The book is set in the 60s, an era where African states were forging their own identity.
The author hides behind liberal ideals where he writes about how other whites locally and internationally specifically the so-called communist partners looked at the African preferring to remain mum about his.
“The embassy staff (Russian) confided that they did not think highly of the African.
“That was their job, but they went about it with an air of enforced goodwill.
“I recall an ambassador from a leading Western nation turning to me once and saying how he loathed working in Zambia.
“‘Africans repel me by their physical feature alone,’ he groaned.
“‘They have no culture and I find it difficult to talk to them- even the intelligent ones.’”
This remains the general sentiment of white people towards blacks today.
It has never changed and they are just better at hiding it.
Let us look at the terrorist attacks in Nigeria which were similar to those in Paris last month, where the director of the Africa Centre at the Atlantic Council Peter Pham said the West was numb from being constantly bombarded with civil unrest in Africa.
“That’s Africa, bad things happen.
“This is Paris, it’s a Western country.
“This shouldn’t happen.”
Anthony Pitch focuses on Zambia under Kenneth ‘KK’ Kaunda who he often writes was not a bad leader until he decided to adopt communist strategies.
His disapproval could also stem from the fact that as an OAU member, Zambia had pledged to assist countries like Zimbabwe that were still stifled under the settler regime.
From then on, Kaunda welcomed exiled ANC members as well as providing a military base for ZANU and ZAPU.
His country was often under attack from both the Rhodesians and Apartheid South Africa.
On the other hand, the Americans were sponsoring unrest in the Congo to destabilise the nation by creating warlords as was the case in Mozambique.

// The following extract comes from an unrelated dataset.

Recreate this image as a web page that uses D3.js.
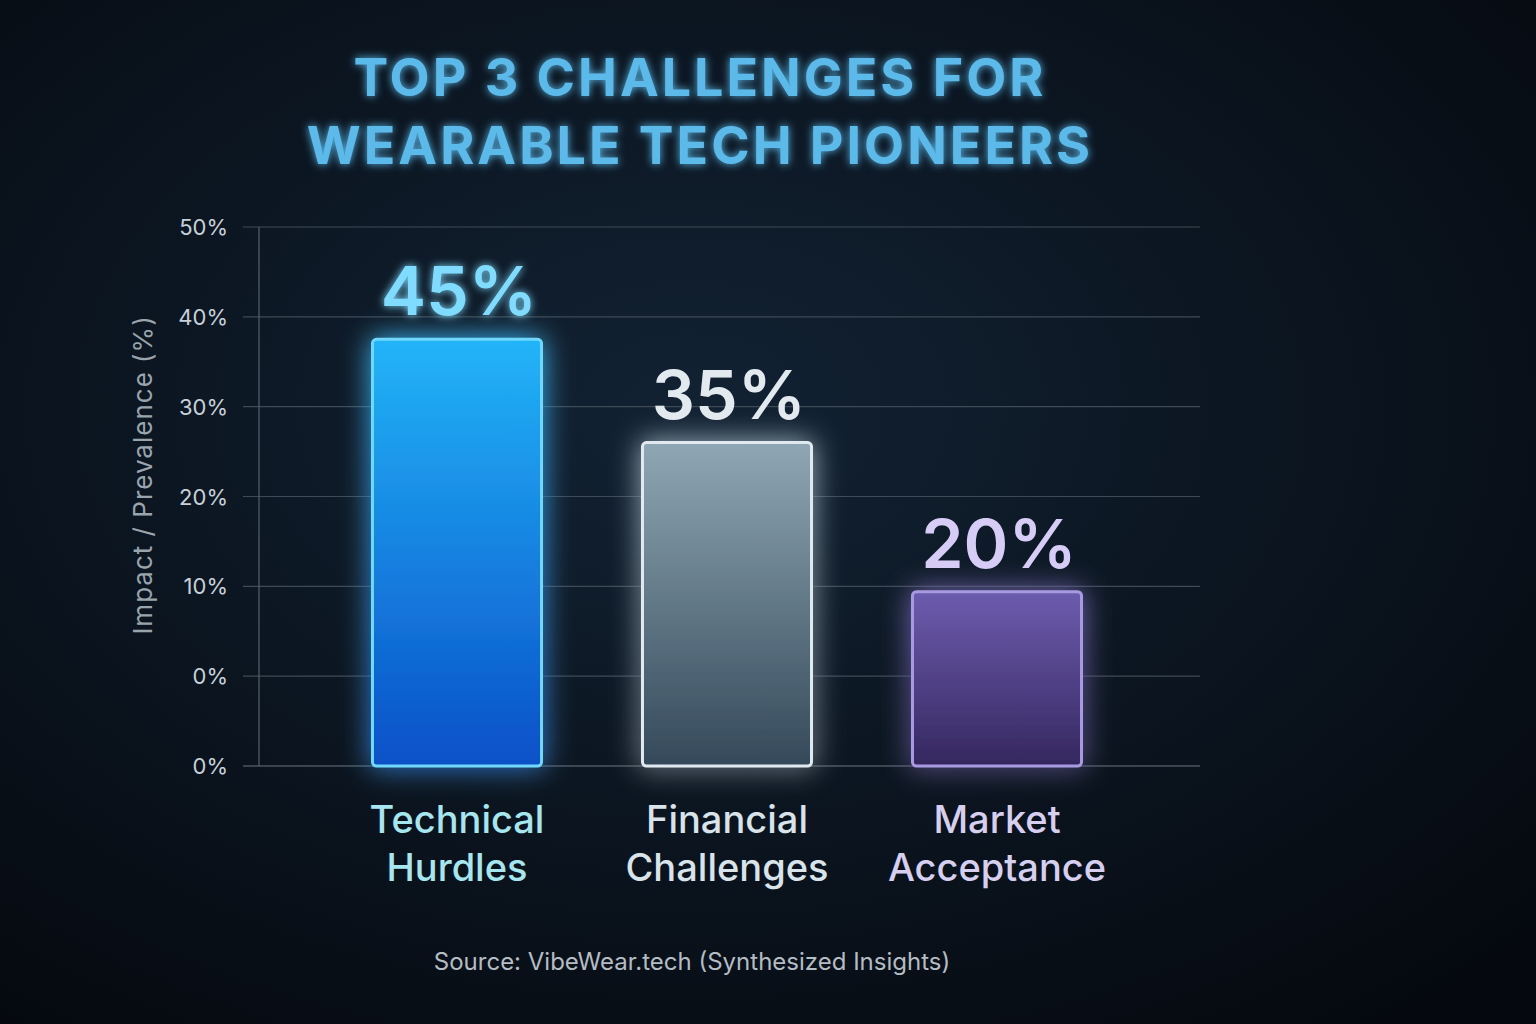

The myth, however, is that Africans were generally bad at administering their states.
“We are guilty of major crimes and distortions of basic democracy…, biased judiciaries, corrupt civil servants, mutinies, one party states and human slaughter,” one African tells the author.
Pitch was later deported in 1965 and according to him, he was never given a reason.
Throughout the book, Pitch regards himself as a liberal, an honest one it seems, who believes that blacks should have rights, but whites should continue administering Africa.
“Zambia is not unified, tribally and politically…in colonial days the European presence had the effect of submerging tribal conflicts,” he writes.
“As soon as the European was displaced by an African government the dominant tribal rivalries came to surface again.”
There is a lot of misinformation and half truths about this statement.
In Zimbabwe despite the double dealings by Cecil John Rhodes and his band of thieves to perpetuate the Ndebele and Shona tensions, the two groups banded together despite their inflated differences to fight one enemy.
Just as the whites, who comprised of the bitter Afrikaners who hated the British for squashing them and putting them in concentration camps where thousands died as they fought for domination on the South African diamond fields, came together to ‘conquer’ the blacks.
Yet history inflates the black ‘tribal differences’ such that there will never be peace, just as the Germans and the Belgians in Rwanda had inflated tribal differences between the Hutu and the Tutsi for decades.
At one point in the 70s, the whites encouraged the Hutus’ to burn down the Tutsi houses.
They began removing Hutu chiefs with Tutsi’s as well as manipulating the economic environment which culminated in the 1994 genocide.
Back to Inside Zambia And Out, Pitch downplays how the blacks in Rhodesia where becoming restless under minority rule and quotes a Nigerian friend of his studying at the University of Rhodesia who says, “people of all races went about their business in an unfettered and casual manner.”
As a ‘liberal’ he inflates how he was on ‘friendly’ terms with ZAPU leaders like George Nyandoro, but writes, “they were fanatics…the nationalist philosophy had long reached the point of no return where violence and subversion were justified in what they called ‘the fight for freedom’.”
Perhaps it is time we stop fooling ourselves that Africa has permanent friends and well wishers.